Buffeted by unusually strong winds, brush fires broke out across Southern California on Wednesday, sending thousands of people fleeing, closing major freeways and threatening the Ronald Reagan Presidential Library... As the day wore on and the winds howled, more than a dozen other smaller fires erupted in communities including Riverside, Santa Clarita, Brea, Whittier, Lancaster, Calabasas, Long Beach, Nuevo and Jurupa Valley.The outlook was brighter in Northern California, where thousands of evacuees began to return home as firefighters started to gain the upper hand on the wine country blaze that has scorched more than 76,000 acres and burned dozens of homes. 

Climate change is contributing to California’s fires (National Geographic)

… Over the past century, California has warmed by about 3 degrees Fahrenheit, more than the global average of about one degree Fahrenheit. Hotter air draws water out of plants and soils more efficiently than cool, leaving the trees, shrubs, and rolling grasslands of the state dry and primed to burn. Crucially, that effect increases exponentially with every degree of warming, explains Daniel Swain, a climate scientist at the University of California, Los Angeles. That means that today’s hotter, climate-changed air is much more effective at drying vegetation to a crackle than it was 100 years ago.

Newsom announces $75 million program to help California cities prepare for PG&E blackouts (McClatchy News)

Gov. Gavin Newsom announced a $75 million program on Friday to help local governments deal with the precautionary power shut offs that are likely to grow more frequent as the troubled PG&E utility attempts to limit its liability during fire conditions.

‘Life or death:’ Cell service outage could mean fire alerts don't go through (San Francisco Chronicle)

 Without cell service, signing up for emergency wildfire evacuation notices or getting backup chargers to keep phones going during a power outage is useless. Some customers were also without television and internet over the last few days, losing other vital links. Even radio stations, a low-tech resource during crises, went down as PG&E cut the power. 

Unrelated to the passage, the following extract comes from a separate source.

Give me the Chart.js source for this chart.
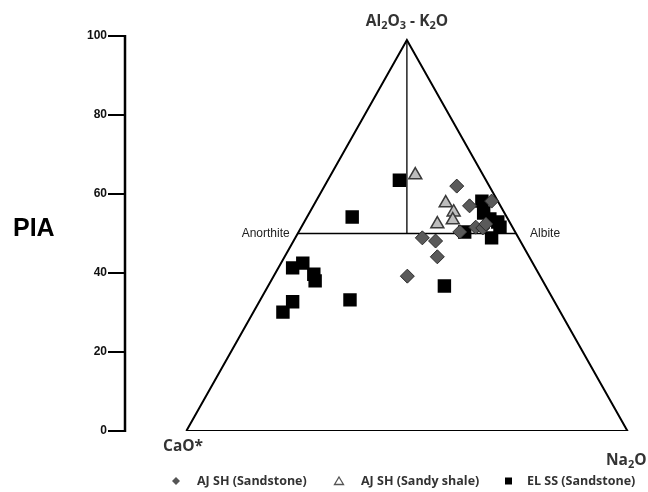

Getty fire spreads in elite enclaves, a celebrity-studded spectacle of L.A.’s inherent dangers (Los Angeles Times) 

The cantilevered palaces of Los Angeles’ elite were under siege. “Apocalypse bags” were packed. LeBron James fled with his family and couldn’t find a hotel room. News copters filmed the fire copters, as drivers on the 405 Freeway sailed through the fiery vortex and lived to Instagram it.

Kincaid Fire spreads to 118 square miles (San Francisco Chronicle)

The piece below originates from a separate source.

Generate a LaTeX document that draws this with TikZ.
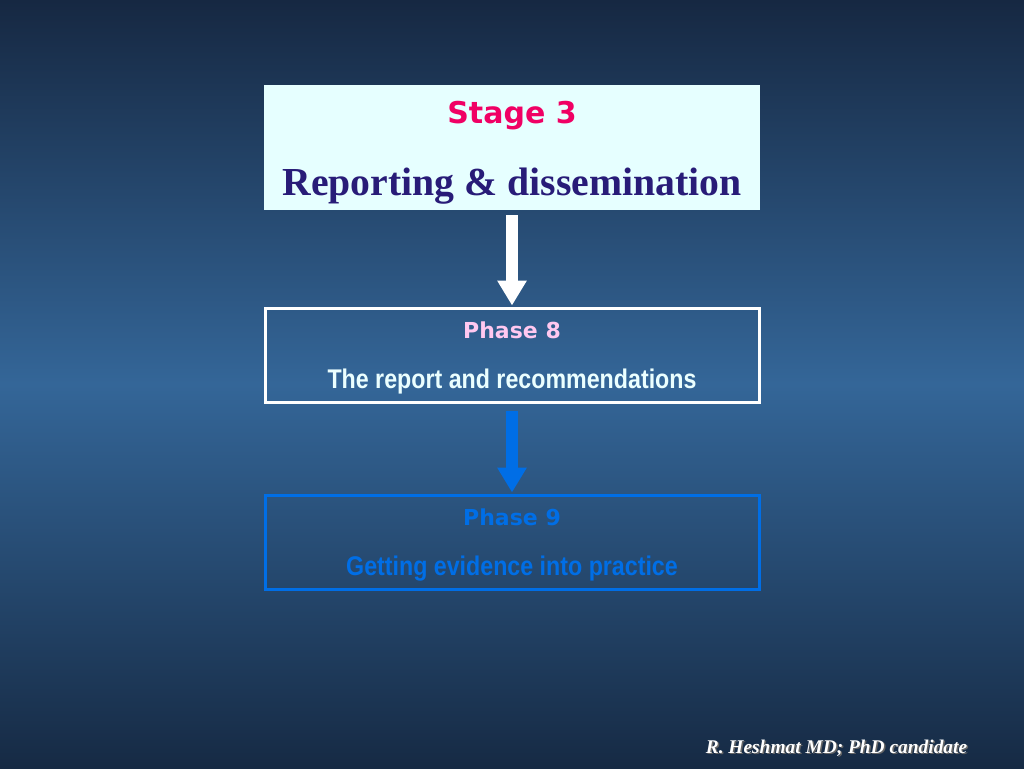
\documentclass[tikz,border=0pt]{standalone}
\usepackage{fontspec}
\usetikzlibrary{arrows.meta,positioning}
\newfontfamily\verdanaish{DejaVu Sans}
\newfontfamily\narrowsans[FakeStretch=0.86]{Liberation Sans}
\newfontfamily\timesish{Liberation Serif}
\definecolor{bgtop}{RGB}{22,40,66}
\definecolor{bgmid}{RGB}{52,102,152}
\definecolor{bgbot}{RGB}{22,42,68}
\definecolor{boxfill}{RGB}{230,255,255}
\definecolor{stagered}{RGB}{240,0,100}
\definecolor{indigo}{RGB}{40,28,120}
\definecolor{phasepink}{RGB}{255,200,240}
\definecolor{lightcyan}{RGB}{235,255,255}
\definecolor{phaseblue}{RGB}{0,110,230}
\tikzset{
  phasebox/.style={draw, line width=3pt, minimum width=494pt, minimum height=94pt, inner sep=0pt},
  bigarrow/.style={line width=12pt, -{Triangle[length=25pt,width=28pt]}},
  ttl/.style={font=\verdanaish\bfseries\fontsize{22}{26}\selectfont, inner sep=0pt, anchor=base},
  sub/.style={font=\narrowsans\bfseries\fontsize{27}{30}\selectfont, inner sep=0pt, anchor=base},
}
\begin{document}
\begin{tikzpicture}[x=1pt,y=-1pt]
\useasboundingbox (0,0) rectangle (1024,768);
\shade[top color=bgtop, bottom color=bgbot, middle color=bgmid] (0,0) rectangle (1024,768);
% top box
\node[fill=boxfill, minimum width=496pt, minimum height=125pt, inner sep=0pt] (stage) at (512,147.5) {};
\node[font=\verdanaish\bfseries\fontsize{30}{34}\selectfont, text=stagered, inner sep=0pt, anchor=base] (stagetitle) at (512,123) {Stage 3};
\node[font=\timesish\bfseries\fontsize{39.7}{42}\selectfont, text=indigo, inner sep=0pt, anchor=base] (stagesub) at (512,195) {Reporting \& dissemination};
% phase 8
\node[phasebox, draw=white] (p8) at (512,355) {};
\node[ttl, text=phasepink] (p8t) at (512,338) {Phase 8};
\node[sub, text=lightcyan] (p8s) at (512,388) {The report and recommendations};
% phase 9
\node[phasebox, draw=phaseblue] (p9) at (512,542) {};
\node[ttl, text=phaseblue] (p9t) at (512,525) {Phase 9};
\node[sub, text=phaseblue] (p9s) at (512,575) {Getting evidence into practice};
% arrows
\draw[bigarrow, white, shorten <=5pt, shorten >=1pt] (stage.south) -- (p8.north);
\draw[bigarrow, phaseblue, shorten <=7pt, shorten >=1pt] (p8.south) -- (p9.north);
% footer
\node[font=\timesish\itshape\bfseries\fontsize{19.4}{22}\selectfont, text=black!60, inner sep=0pt, anchor=base] (footshadow) at (838,754.5) {R. Heshmat MD; PhD candidate};
\node[font=\timesish\itshape\bfseries\fontsize{19.4}{22}\selectfont, text=white, inner sep=0pt, anchor=base] (footer) at (836.5,753) {R. Heshmat MD; PhD candidate};
\end{tikzpicture}
\end{document}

Cal Fire officials said Tuesday morning the Kincade Fire in north Sonoma County gained another 1,000 acres overnight. The fire is now 118 square miles, more than twice the size of the city of San Francisco. While firefighters were able to limit spread overnight, the containment remains at 15%...The fire, which has grown to 74,324 acres, has destroyed 123 structures, 57 of those homes, and is threatening 90,000 structures.